Die allermeisten Umbaumaßnahmen sind kreislaufgerecht, das heißt die Bauteile sind sortenrein trenn- und rezyklierbar, bereits recycelt oder im Originalzustand wiederverwendet. Die Herkunft der Materialien liegt maximal 140 Kilometer entfernt, wobei das nur für die Holzbauteile der größtenteils gesteckten Pfosten-Riegel-Konstruktionen gilt. Vieles hat nicht mehr als fünf Kilometer Wegstrecke hinter sich, etwa die Polycarbonatplatten aus Gewächshäusern im Mannheimer Luisenpark. Andere Bauteile – wie die Dachpaneele, abgebrochenes Mauerwerk oder Glasbausteine – haben sogar nur ihre Bestimmung innerhalb des Gebäudes gewechselt.  
 
Die pragmatische Herangehensweise ist an vielen Stellen auch eine, die jeder Eitelkeit entbehrt. Etwa, als sich die Architekt*innen dazu entschieden, den leberwurstfarbenen Putz – wie ihn Schönert treffend beschreibt – einfach zu erhalten und auszubessern.

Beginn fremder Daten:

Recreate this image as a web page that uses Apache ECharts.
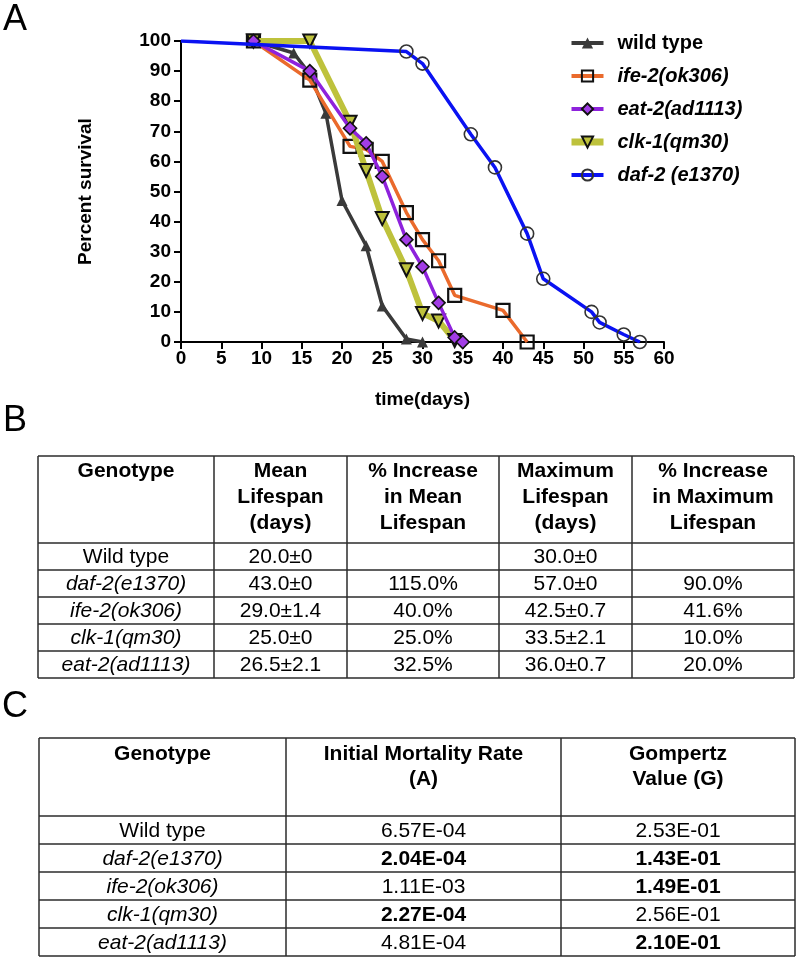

Auch für das anfallende Regenwasser auf den zuvor überdachten Böden fand man eine einfache Lösung. Gemeinsam mit den Landschaftsarchitekt*innen von Ramboll Studio Dreiseitl (Überlingen) ermittelte man die gegebenen Abflussstellen. Anschließend wurden dort große Quadrate ausgeschnitten, in denen nun Blumenbeete oder Kiesflächen für die Versickerung angelegt sind. 
 
 
Für die Gestaltung des Innenhofs samt Wasserbecken waren RMP Stephan Lenzen Landschaftsarchiteken (Bonn/Köln) verantwortlich, die auch den Gesamtplan für das BUGA-Gelände verantworten. Besucher*innen können entweder einem Rundgang im Hof oder der parcoursartigen Durchwegung im Gebäude folgen.  
 
Anpassungsfähig und ressourcenschonend 
 
Bei aller Vorbildlichkeit für das zirkuläre Bauen muss erwähnt werden, dass es sich um eine äußerst dankbare Bauaufgabe handelte. Weder an Brandschutz, Dämmung oder Abdichtung noch an die Tragfähigkeit knüpften sich besondere Anforderungen. Dennoch konnten Hütten & Paläste hier im großen Maßstab umsetzen, was sie zuvor schon in kleineren Projekten zeigten: ressourcenschonende und anpassungsfähige Umbauten, die über den gesamten Lebenszyklus gedacht sind. Anfang des Jahres wurde die U-Halle mit dem Deutschen Nachhaltigkeitspreis Architektur 2023  ausgezeichnet.